Saturday, September 27, 2008

Book #75

Micah
by Laurell K. Hamilton


A nice, short, well-written book after the last hunk of indigestible nonsense. I finished this one in an afternoon, a very pleasant afternoon spent curled up in a recliner, reading about sex and love and the undead, with murders being solved and new ones occurring, an averted procreation emergency, and secrets revealed all over the place. It was fun.

This was the shortest and easiest of the Anita Blake books I've read so far; it most likely should have been called a novella, since the 280 pages was a stretch: the font was larger, the printing had more white space as well as headers and footers, and there was a title page for each chapter, blank but for the chapter number. Reminded me a little of a student essay that doesn't quite hit the requirements. But going into it with the expectation of a shorter story, it was very nice, a little friendly visit back to Anita's world before moving on to something else.

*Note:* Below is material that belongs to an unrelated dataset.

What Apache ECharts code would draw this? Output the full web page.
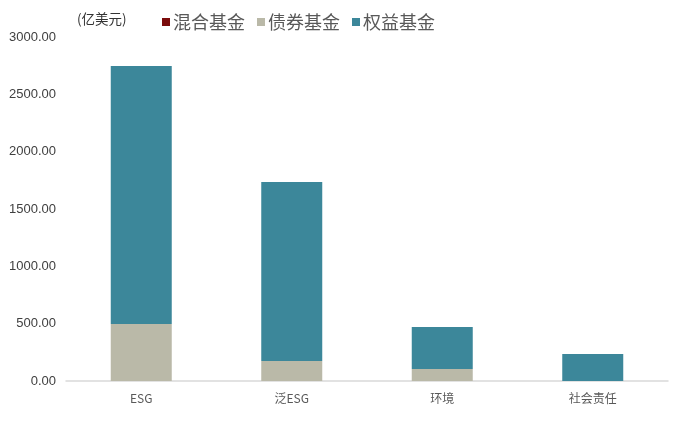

The story was fine, with Anita going to her most annoying zombie-raising to date. It's for an important mob informant who had a sudden heart attack before he could testify, and so there is a judge and two sets of lawyers present at the raising. The raising starts off bad, because this is the first time Anita has walked into a graveyard as old as the one where the informant was buried since her triumvirate reached a new power plateau, and so the dead begin whispering to her, trying to goad her into raising all of them -- or perhaps not; the whispers are not coherent. The pressure she feels, however, is, and there's a great suspense scene where Anita is trying to move the whole raising along so she can get it over with and leave, and the lawyer trying to delay the proceedings -- we assume for the sake of slowing down the conviction, but it turns out to be a much nastier reason -- while the judge slows everything down even more simply because he is a bombastic pedant, and demands Anita explain every step of the procedure in proper legalese, with proper respect to the court, of course.

The unusual aspect of this plot was that it actually wrapped up quickly once the action started -- and what's more, Hamilton skipped the bloody scene. For maybe the first time in these books, Anita was simply knocked unconscious at the beginning of the fight, and when she wakes up it's all over. I was a touch disappointed, as this has been one of the draws for me -- the fact that Hamilton goes into glorious, gory detail with all of the bloody bits as well as all the sex scenes -- and there was a detailed sex scene earlier, but at the same time, it felt like a nice bit of balance: there is no way that Anita can make it through every single fight she gets into without being sidelined at least once. Accidents happen, and sometimes, no matter how good you are, the other guy gets in a lucky shot. It was nice to see that happen.

So part of me wishes it had been longer, and part of me was glad I was able to move through it so quickly. In the end, I just liked it.